Unique Incentives Offerings for Key Industries
Beyond the states’ general approach regarding economic development incentives, they also attract projects through unique financial and nonfinancial incentives available for specific industries.
Life Sciences
The Georgia Research Alliance (“GRA”) has established a renowned venture development program that includes a GRA Venture Fund for life-science start-ups and a Greater Yield Initiative to support the agriculture technology industry. North Carolina continues its strategy of providing up-front grant funding in its life sciences industry through its public-private partnership NCBiotechnology Center; however, it also offers a specific GoldenLEAF biomanufacturing training and education center. A different strategy that Alabama employs is to leverage generalized incentives into nonprofits that help make the state a more attractive life sciences business location. For example, Alabama leveraged its Growing Alabama Credit Program to Huntsville’s HudsonAlpha Institute for Biotechnology’s AgTech Investment Accelerator.
Technology
Alabama’s Innovation Depot is an incubator and accelerator out of Birmingham. Additionally, some states have technology-specific granting, such as North Carolina’s One NC Small Business Program, which offers businesses in capital-intensive, high-risk industries in science, technology, engineering and math.
Electric Vehicles
Electric vehicle and related battery manufacturing plants are increasingly competitive megaprojects, and states have offered historically high-value packages to attract them to their sites. In 2022 Georgia offered Hyundai an incentive package valued at $1.8 billion. South Carolina offered Scout Motors an incentive package valued at $1.3 billion.
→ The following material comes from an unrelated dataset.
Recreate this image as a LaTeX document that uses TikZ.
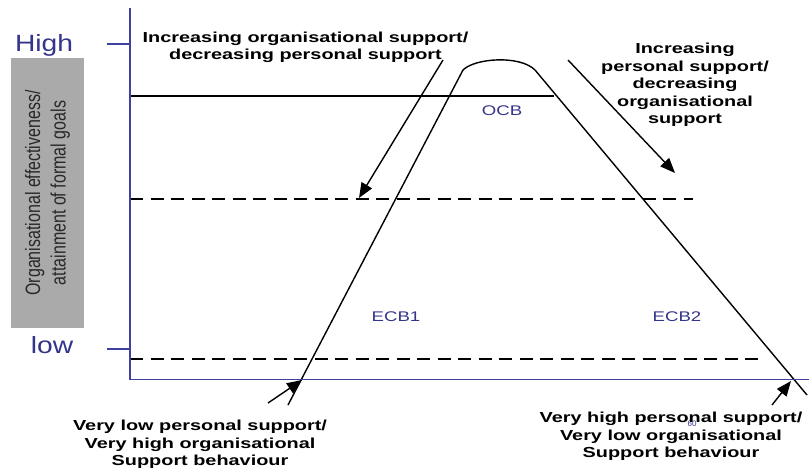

Additionally, Tennessee offered an incentive package worth $884 million, including a $500 million cash grant, to Ford’s EV manufacturing plant, the state’s largest economic development package in its history.
Manufacturing
One of the most prevalent concerns is access to and efficient use of supply chains. Often southeastern states will highlight port access and even offer credits to companies that will increase the port’s usage, such as South Carolina’s Port Increase Tax Credit. Other offerings to incentivize manufacturers include industrial machinery tax credits (provided by Tennessee) and front-end infrastructure improvements (offered by Georgia).